Crespin Abbey (Abbaye de Crespin) was a Benedictine monastery in the commune of Crespin in the department of Nord, France, founded around 648 by the reformed brigand Landelin of Crespin, also the first abbot, and dissolved in 1802.

== Foundation ==
Landelin was born of a noble family, but became the leader of a band of brigands. After his conversion to Christianity he became active as a missionary in the north of France. The traditional story is that he then withdrew with two disciples into the forest of the County of Hainault between Valenciennes and Mons, where he built a wooden cell on the bank of the Haine, which flows into the Scheldt at Condé-sur-l'Escaut. The owner of the forest took their clothes in compensation for the branches they had sawn off without his permission, and was struck lame: only when he returned the clothes did Landelin heal him. It is also said that after praying Landelin struck the ground with his staff, whereupon a strong spring appeared, the curling waves of which (crispantibus undis) caused him to name the spot "Crispinium" (Crespin). The reputation of the three hermits and the stories of these miracles attracted increasing numbers of disciples, for whom Landelin had a chapel built, which became the centre of the Benedictine abbey, dedicated to Saint Peter. Landelin was its first abbot. He died there, probably in 686, and was buried in the abbey church.
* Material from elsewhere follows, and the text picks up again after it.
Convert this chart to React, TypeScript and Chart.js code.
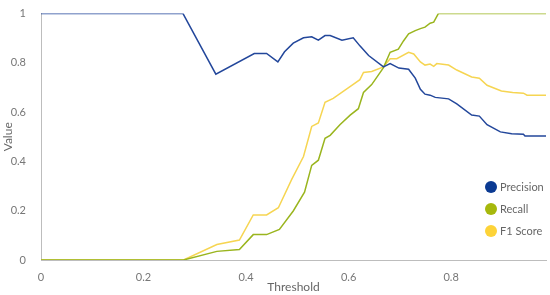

From Crespin, Landelin founded Aulne Abbey on the banks of the Sambre in 656. He is also credited with founding Lobbes Abbey in about 650, and the priory at Wallers-Trélon (now Wallers-en-Fagne) in 657.

== History ==
The monastery flourished at first, because of its reputation for miracles at the intercession of Landelin, but in the 9th century found itself in increasing danger of being plundered or destroyed by the marauding Vikings. Landelin's relics were therefore moved, apparently in 836, to Boke in Delbrück near Paderborn. In 870 the abbey was indeed destroyed by the Vikings. Although it was quickly rebuilt, it was not immediately re-dedicated as a monastery, but housed a community of secular priests, and was not re-occupied by the Benedictines until 1080. In 1095 Sigard of Chocques donated a mill and some land near Angre to the Abbey for the soul of William the Conqueror.

From 1080 to 1802, when the abbey was dissolved in the Napoleonic period, there were altogether 48 abbots of Crespin. After its dissolution the abbey was sold off and destroyed.

== Present day ==
Of the abbey church, first built in 673, only a few ruins remain. Of the other structures on the site only the abbot's house still stands, with a few ancillary buildings.

== Sources ==
- Helvétius, Anne-Marie, 1986: L'abbaye de Crespin des origines au milieu du XIIIe siècle. Université libre de Bruxelles: Brussels.
- Helvétius, Anne-Marie, 1988: "Les sainteurs de l'abbaye de Crespin, du Xe au XIIIe siècle", in Revue belge de philologie et d'histoire, vol. LXVI.
- Tönsmeyer, Hans D, 1986: Der heilige Landelin von Crespin. 836-1986. Festschrift zur Feier der 1150-jährigen Wiederkehr der Übertragung seiner Reliquien nach Boke. Pamphlet. ISBN 3980031357, ISBN 978-3980031356.
- Trelcat, Émile, 1923: Histoire de l'abbaye de Crespin, Ordre de Saint Benoît. Arthur Savaète: Paris.